▸ **Given entries**:

(begin)

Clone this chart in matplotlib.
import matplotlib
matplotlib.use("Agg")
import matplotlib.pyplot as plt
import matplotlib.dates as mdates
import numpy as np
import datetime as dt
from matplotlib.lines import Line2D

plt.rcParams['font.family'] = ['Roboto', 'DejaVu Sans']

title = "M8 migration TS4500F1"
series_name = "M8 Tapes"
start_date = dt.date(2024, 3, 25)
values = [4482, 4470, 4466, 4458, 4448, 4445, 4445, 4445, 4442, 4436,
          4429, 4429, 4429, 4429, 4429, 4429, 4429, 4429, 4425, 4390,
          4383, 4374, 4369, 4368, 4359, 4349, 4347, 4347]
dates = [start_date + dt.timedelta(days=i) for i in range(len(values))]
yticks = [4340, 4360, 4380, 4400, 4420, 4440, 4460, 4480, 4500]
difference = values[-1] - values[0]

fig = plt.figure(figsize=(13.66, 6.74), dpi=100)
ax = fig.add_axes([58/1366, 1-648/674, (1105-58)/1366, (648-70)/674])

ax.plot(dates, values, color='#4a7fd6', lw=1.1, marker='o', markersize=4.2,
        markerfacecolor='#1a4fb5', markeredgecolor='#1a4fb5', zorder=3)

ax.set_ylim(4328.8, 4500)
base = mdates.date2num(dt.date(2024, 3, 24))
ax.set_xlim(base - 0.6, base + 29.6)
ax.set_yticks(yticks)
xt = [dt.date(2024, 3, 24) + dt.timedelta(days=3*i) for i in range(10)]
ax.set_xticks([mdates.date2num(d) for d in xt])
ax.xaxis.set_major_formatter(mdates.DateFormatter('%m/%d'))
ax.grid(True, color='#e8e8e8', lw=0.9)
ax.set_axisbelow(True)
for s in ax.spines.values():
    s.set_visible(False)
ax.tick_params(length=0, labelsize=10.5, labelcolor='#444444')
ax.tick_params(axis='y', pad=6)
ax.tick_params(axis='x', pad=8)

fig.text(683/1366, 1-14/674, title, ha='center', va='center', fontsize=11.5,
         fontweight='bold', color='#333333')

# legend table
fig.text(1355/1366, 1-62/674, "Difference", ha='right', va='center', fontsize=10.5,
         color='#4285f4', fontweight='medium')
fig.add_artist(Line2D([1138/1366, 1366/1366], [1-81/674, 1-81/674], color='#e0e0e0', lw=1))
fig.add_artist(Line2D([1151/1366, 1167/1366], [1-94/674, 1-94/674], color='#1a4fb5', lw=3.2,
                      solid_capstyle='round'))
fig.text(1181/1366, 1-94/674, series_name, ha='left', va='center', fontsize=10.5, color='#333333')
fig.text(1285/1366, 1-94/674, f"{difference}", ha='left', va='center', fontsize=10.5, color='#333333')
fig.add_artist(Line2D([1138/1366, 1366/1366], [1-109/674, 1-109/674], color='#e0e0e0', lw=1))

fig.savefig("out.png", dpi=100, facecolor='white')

(end)
(begin)

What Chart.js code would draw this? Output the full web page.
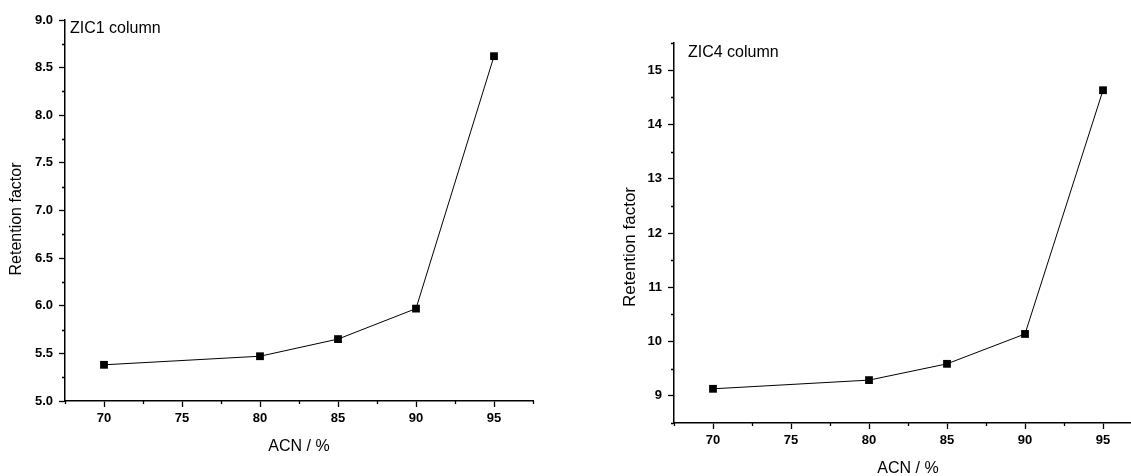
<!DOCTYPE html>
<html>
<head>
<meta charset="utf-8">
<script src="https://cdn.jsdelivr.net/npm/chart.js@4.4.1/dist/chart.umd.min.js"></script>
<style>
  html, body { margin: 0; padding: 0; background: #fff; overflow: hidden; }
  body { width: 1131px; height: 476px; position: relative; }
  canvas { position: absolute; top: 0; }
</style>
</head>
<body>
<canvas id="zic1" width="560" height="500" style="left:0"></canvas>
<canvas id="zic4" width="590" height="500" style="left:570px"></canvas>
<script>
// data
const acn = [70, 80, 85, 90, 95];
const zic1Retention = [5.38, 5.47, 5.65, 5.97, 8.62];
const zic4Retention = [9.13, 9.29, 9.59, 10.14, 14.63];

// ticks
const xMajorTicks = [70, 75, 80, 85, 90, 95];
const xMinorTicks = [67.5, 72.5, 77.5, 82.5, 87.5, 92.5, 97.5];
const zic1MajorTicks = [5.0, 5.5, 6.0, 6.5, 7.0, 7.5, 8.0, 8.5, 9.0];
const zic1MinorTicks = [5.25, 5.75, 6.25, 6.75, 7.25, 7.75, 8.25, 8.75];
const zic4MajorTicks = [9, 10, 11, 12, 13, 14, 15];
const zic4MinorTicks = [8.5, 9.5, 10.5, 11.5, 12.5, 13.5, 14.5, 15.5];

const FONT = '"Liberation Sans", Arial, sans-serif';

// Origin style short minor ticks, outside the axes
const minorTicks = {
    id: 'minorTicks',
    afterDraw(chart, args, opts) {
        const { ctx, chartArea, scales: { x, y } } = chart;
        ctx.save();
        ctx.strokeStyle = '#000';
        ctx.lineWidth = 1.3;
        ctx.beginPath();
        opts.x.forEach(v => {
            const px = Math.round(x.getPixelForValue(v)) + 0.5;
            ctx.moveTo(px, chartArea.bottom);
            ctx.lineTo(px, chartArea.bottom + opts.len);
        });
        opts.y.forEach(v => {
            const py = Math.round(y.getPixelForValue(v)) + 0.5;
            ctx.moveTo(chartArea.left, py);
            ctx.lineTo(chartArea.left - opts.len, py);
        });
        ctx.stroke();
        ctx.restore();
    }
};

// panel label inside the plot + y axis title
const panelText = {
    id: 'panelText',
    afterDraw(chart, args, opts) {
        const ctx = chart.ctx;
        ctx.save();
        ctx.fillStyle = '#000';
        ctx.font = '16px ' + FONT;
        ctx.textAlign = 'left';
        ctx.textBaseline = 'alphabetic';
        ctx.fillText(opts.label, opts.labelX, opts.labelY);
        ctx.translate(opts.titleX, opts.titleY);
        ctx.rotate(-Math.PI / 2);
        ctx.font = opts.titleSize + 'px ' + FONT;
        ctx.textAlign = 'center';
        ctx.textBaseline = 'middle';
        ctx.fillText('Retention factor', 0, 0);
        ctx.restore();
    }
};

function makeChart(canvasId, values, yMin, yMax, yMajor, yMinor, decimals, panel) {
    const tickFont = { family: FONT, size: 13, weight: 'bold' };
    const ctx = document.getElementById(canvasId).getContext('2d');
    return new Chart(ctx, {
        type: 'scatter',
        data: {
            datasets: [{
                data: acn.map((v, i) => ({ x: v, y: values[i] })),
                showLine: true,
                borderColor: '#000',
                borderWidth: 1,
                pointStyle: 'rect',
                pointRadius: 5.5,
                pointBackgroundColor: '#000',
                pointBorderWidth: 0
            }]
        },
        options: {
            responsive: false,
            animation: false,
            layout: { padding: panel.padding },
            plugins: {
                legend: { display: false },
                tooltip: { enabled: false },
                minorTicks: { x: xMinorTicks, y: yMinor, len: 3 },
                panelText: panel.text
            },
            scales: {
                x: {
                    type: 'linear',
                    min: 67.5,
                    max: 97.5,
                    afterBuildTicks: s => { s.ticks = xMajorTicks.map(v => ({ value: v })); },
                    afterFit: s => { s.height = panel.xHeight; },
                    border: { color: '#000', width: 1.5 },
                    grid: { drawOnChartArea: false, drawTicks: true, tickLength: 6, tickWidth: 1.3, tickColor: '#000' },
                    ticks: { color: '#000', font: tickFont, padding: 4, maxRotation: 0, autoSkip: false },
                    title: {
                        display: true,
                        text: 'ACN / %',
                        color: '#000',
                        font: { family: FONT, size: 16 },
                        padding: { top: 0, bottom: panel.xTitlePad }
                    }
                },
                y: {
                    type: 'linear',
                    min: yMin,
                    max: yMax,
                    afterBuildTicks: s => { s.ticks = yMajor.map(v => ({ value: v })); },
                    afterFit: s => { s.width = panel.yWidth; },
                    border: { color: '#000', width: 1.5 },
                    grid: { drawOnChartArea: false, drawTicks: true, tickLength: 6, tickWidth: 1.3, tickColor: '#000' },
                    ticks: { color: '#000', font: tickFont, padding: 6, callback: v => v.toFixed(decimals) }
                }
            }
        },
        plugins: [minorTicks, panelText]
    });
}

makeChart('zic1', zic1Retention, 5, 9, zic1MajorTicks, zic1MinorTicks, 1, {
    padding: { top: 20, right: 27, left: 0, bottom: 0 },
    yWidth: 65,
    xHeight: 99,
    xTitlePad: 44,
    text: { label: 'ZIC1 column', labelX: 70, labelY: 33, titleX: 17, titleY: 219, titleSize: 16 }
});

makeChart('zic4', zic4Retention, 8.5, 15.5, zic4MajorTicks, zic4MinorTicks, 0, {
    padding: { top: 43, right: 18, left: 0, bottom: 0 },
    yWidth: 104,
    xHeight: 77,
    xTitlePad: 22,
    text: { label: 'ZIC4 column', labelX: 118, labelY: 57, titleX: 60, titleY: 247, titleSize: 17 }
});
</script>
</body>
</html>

(end)

▸ **Exercise goal**: In the data above, find the line that contains "Clone this chart in matplotlib." and the line that contains "1-648/674, (1105-58)/1366, (648-70)/674])". Repeat exactly those lines and every line between them, and only those.

▸ **Solution**:
Clone this chart in matplotlib.
import matplotlib
matplotlib.use("Agg")
import matplotlib.pyplot as plt
import matplotlib.dates as mdates
import numpy as np
import datetime as dt
from matplotlib.lines import Line2D

plt.rcParams['font.family'] = ['Roboto', 'DejaVu Sans']

title = "M8 migration TS4500F1"
series_name = "M8 Tapes"
start_date = dt.date(2024, 3, 25)
values = [4482, 4470, 4466, 4458, 4448, 4445, 4445, 4445, 4442, 4436,
          4429, 4429, 4429, 4429, 4429, 4429, 4429, 4429, 4425, 4390,
          4383, 4374, 4369, 4368, 4359, 4349, 4347, 4347]
dates = [start_date + dt.timedelta(days=i) for i in range(len(values))]
yticks = [4340, 4360, 4380, 4400, 4420, 4440, 4460, 4480, 4500]
difference = values[-1] - values[0]

fig = plt.figure(figsize=(13.66, 6.74), dpi=100)
ax = fig.add_axes([58/1366, 1-648/674, (1105-58)/1366, (648-70)/674])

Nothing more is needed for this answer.